After the meeting where the Death to Kidnappers cartel is established, Helena is back in Gacha’s room, post-sex, giving him a massage to relax him. Murphy’s voice-over tells us that Helena is so eager to get a visa that it ultimately causes her downfall, but that’s an easy way to shrug off lazy writing, as Helena’s inquiry about the meeting is ridiculously obvious to Gacha.
It’s clear she’s an informant, so Gacha has his men capture her. They torture and rape her while Pena, Murphy, and a handful of local militia wait at a rendezvous point for her to return. The rest of the storyline is just the latest in a long line of troubling narratives that use rape in order to build up a male character.
When Pena realizes that Helena isn’t coming back, that her cover is likely blown, he takes two of the local militia and heads out to find her.

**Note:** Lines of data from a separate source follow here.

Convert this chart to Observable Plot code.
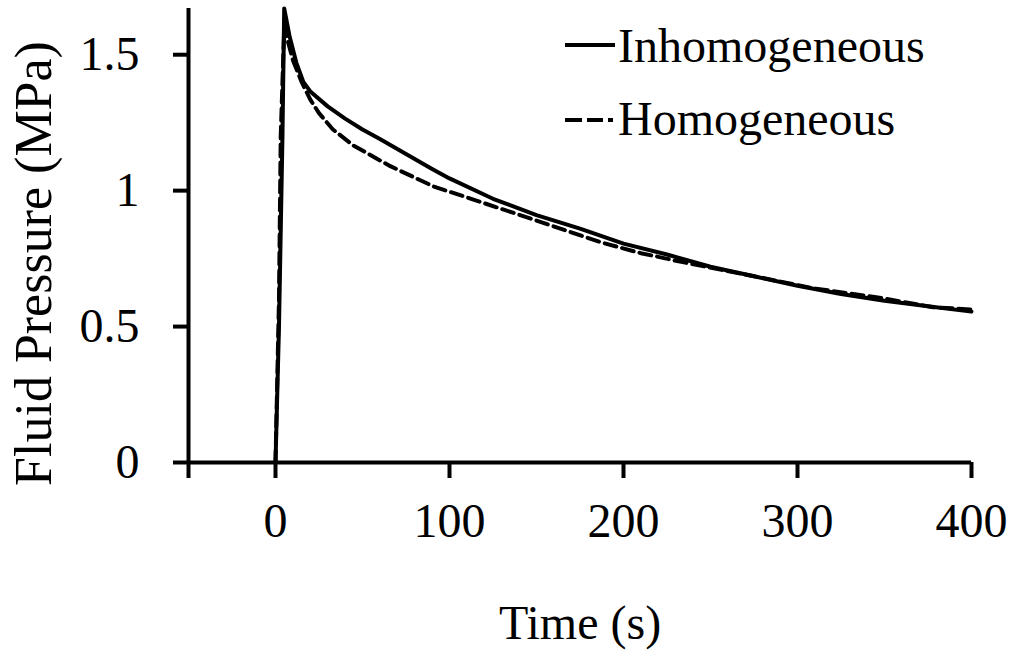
<!DOCTYPE html>
<html>
<head>
<meta charset="utf-8">
<script src="https://cdn.jsdelivr.net/npm/d3@7"></script>
<script src="https://cdn.jsdelivr.net/npm/@observablehq/plot@0.6"></script>
<style>
  html, body { margin: 0; padding: 0; background: white; }
  #wrap { position: relative; width: 1014px; height: 655px; }
  #legend { position: absolute; left: 0; top: 0; pointer-events: none; }
</style>
</head>
<body>
<div id="wrap"></div>
<script>
// Inhomogeneous (solid)
const inhomTime = [0, 2, 4, 5, 8, 12, 16, 20, 30, 40, 50, 60, 75, 90, 100, 125, 150, 175, 200, 225, 250, 275, 300, 325, 350, 375, 400];
const inhomPressure = [0, 0.5, 1.2, 1.67, 1.57, 1.47, 1.40, 1.365, 1.31, 1.265, 1.225, 1.19, 1.135, 1.08, 1.045, 0.97, 0.91, 0.86, 0.805, 0.765, 0.72, 0.685, 0.65, 0.62, 0.595, 0.575, 0.555];
// Homogeneous (dashed)
const homTime = [0, 2, 3, 5, 10, 15, 20, 25, 33, 45, 66, 91, 110, 150, 187, 210, 234, 275, 309, 349, 378, 400];
const homPressure = [0, 0.6, 1.2, 1.6, 1.48, 1.40, 1.335, 1.285, 1.225, 1.165, 1.09, 1.015, 0.975, 0.89, 0.81, 0.77, 0.737, 0.685, 0.641, 0.604, 0.571, 0.563];

const xTicks = [-50, 0, 100, 200, 300, 400];
const yTicks = [0, 0.5, 1, 1.5];
const seriesNames = ["Inhomogeneous", "Homogeneous"];
const xLabel = "Time (s)";
const yLabel = "Fluid Pressure (MPa)";

const inhom = inhomTime.map((t, i) => ({t, p: inhomPressure[i]}));
const hom = homTime.map((t, i) => ({t, p: homPressure[i]}));

const font = "'Liberation Serif', 'Times New Roman', serif";

const chart = Plot.plot({
  width: 1014,
  height: 655,
  marginLeft: 188,
  marginRight: 43,
  marginTop: 8,
  marginBottom: 193,
  style: {fontFamily: font, fontSize: "48px", color: "black", background: "white"},
  x: {domain: [-50, 400]},
  y: {domain: [0, 1.67]},
  marks: [
    Plot.axisX({ticks: xTicks, tickFormat: d => d < 0 ? "" : String(d), tickSize: 16, tickPadding: 24, strokeWidth: 4, fontSize: 48, label: xLabel, labelAnchor: "center", labelOffset: 176, labelArrow: "none"}),
    Plot.axisY({ticks: yTicks, tickFormat: d => String(d), tickSize: 15, tickPadding: 34, strokeWidth: 4, fontSize: 48, label: null}),
    Plot.text([yLabel], {frameAnchor: "left", textAnchor: "middle", rotate: -90, dx: -154, dy: 28, text: d => d, fontSize: 52}),
    Plot.ruleY([0], {strokeWidth: 4}),
    Plot.ruleX([-50], {strokeWidth: 4}),
    Plot.line(hom, {x: "t", y: "p", stroke: "black", strokeWidth: 4, strokeDasharray: "12,6"}),
    Plot.line(inhom, {x: "t", y: "p", stroke: "black", strokeWidth: 4})
  ]
});

const wrap = document.getElementById("wrap");
wrap.appendChild(chart);

// Legend overlay
const ns = "http://www.w3.org/2000/svg";
const lg = document.createElementNS(ns, "svg");
lg.setAttribute("id", "legend");
lg.setAttribute("width", 1014);
lg.setAttribute("height", 160);
const items = [
  {name: seriesNames[0], dash: null, ly: 45, ty: 62},
  {name: seriesNames[1], dash: "17,5,16,5,5,100", ly: 120, ty: 135}
];
items.forEach(it => {
  const l = document.createElementNS(ns, "line");
  l.setAttribute("x1", 565); l.setAttribute("x2", 615);
  l.setAttribute("y1", it.ly); l.setAttribute("y2", it.ly);
  l.setAttribute("stroke", "black"); l.setAttribute("stroke-width", 4);
  if (it.dash) l.setAttribute("stroke-dasharray", it.dash);
  lg.appendChild(l);
  const t = document.createElementNS(ns, "text");
  t.setAttribute("x", 618); t.setAttribute("y", it.ty);
  t.setAttribute("font-family", font); t.setAttribute("font-size", 48);
  t.setAttribute("fill", "black");
  t.textContent = it.name;
  lg.appendChild(t);
});
wrap.appendChild(lg);
</script>
</body>
</html>
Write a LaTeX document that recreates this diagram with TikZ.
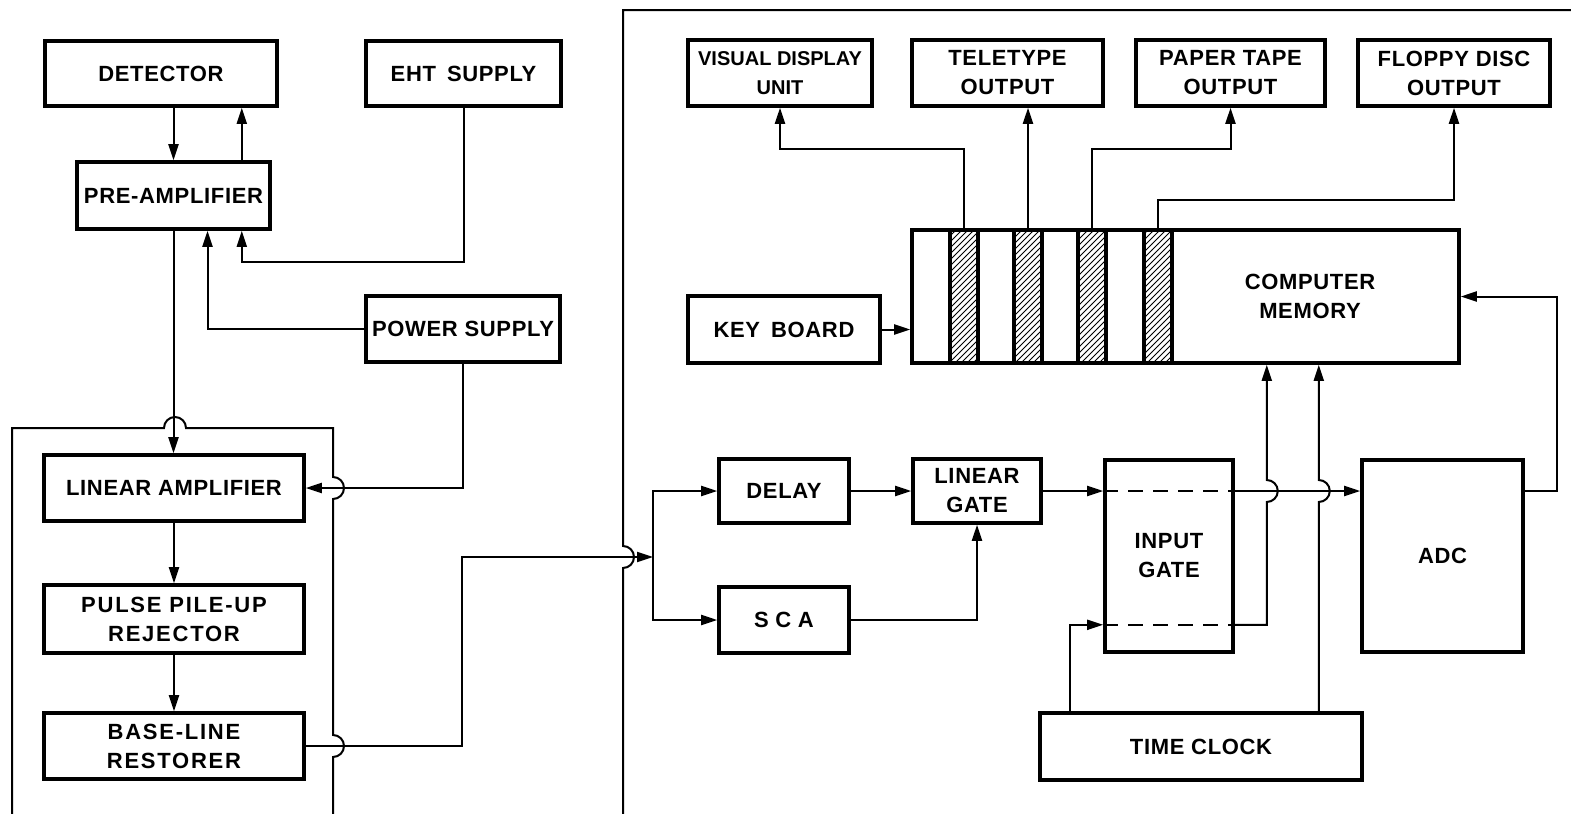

He leaves Murphy behind because he’s about to torture and kill some people to get that information, and he doesn’t know if he can trust his new partner.
A few bodies later, Pena finds Helena in an apartment, bloodied and beaten and being raped by one of Escobar’s men. He quickly kills the men and wraps Helena in his jacket, promising her that he’ll get her out of there. That might be true of the apartment, but a visit to the U.S. Ambassadors office earlier in the episode suggests that getting her out of the country isn’t going to be so easy.
Meanwhile, Escobar, wielding new power, wreaks havoc on the M-19 camps and takes pictures of their bodies hanging from trees. He’s sending a message, and M-19 leader Ivan The Terrible hears it loud and clear.
He releases Marta Ochoa unharmed and hands himself over to Escobar, asking him to finish the job, but to do it with Bolívar’s sword. Escobar is craftier than that though and understands that Ivan could be useful to him alive. He spares his life and tells him that from now on they’ll be working together.
Back at the airport, the Murphys finally get through customs, but not without Steve’s passport being photocopied and sent to the entire cartel. After making themselves at home for a while, with Connie looking to help out at a local hospital and Steve adjusting to his new job, the two return home to find their apartment broken into and their cat strung up from the ceiling. More messages being sent from the cartel.
Murphy and Pena are ready to send their own message though. After Murphy confronts Pena about ditching him back the the rendezvous, he tells him that no matter what it entails, he’s all in on the War on Drugs and taking down whoever is involved. Back at the office, he maps out the whole cartel. “Meet the Medellín cartel,” he says before Pena crosses off three of the men. Surely they won’t be the last to get a red X through their photo.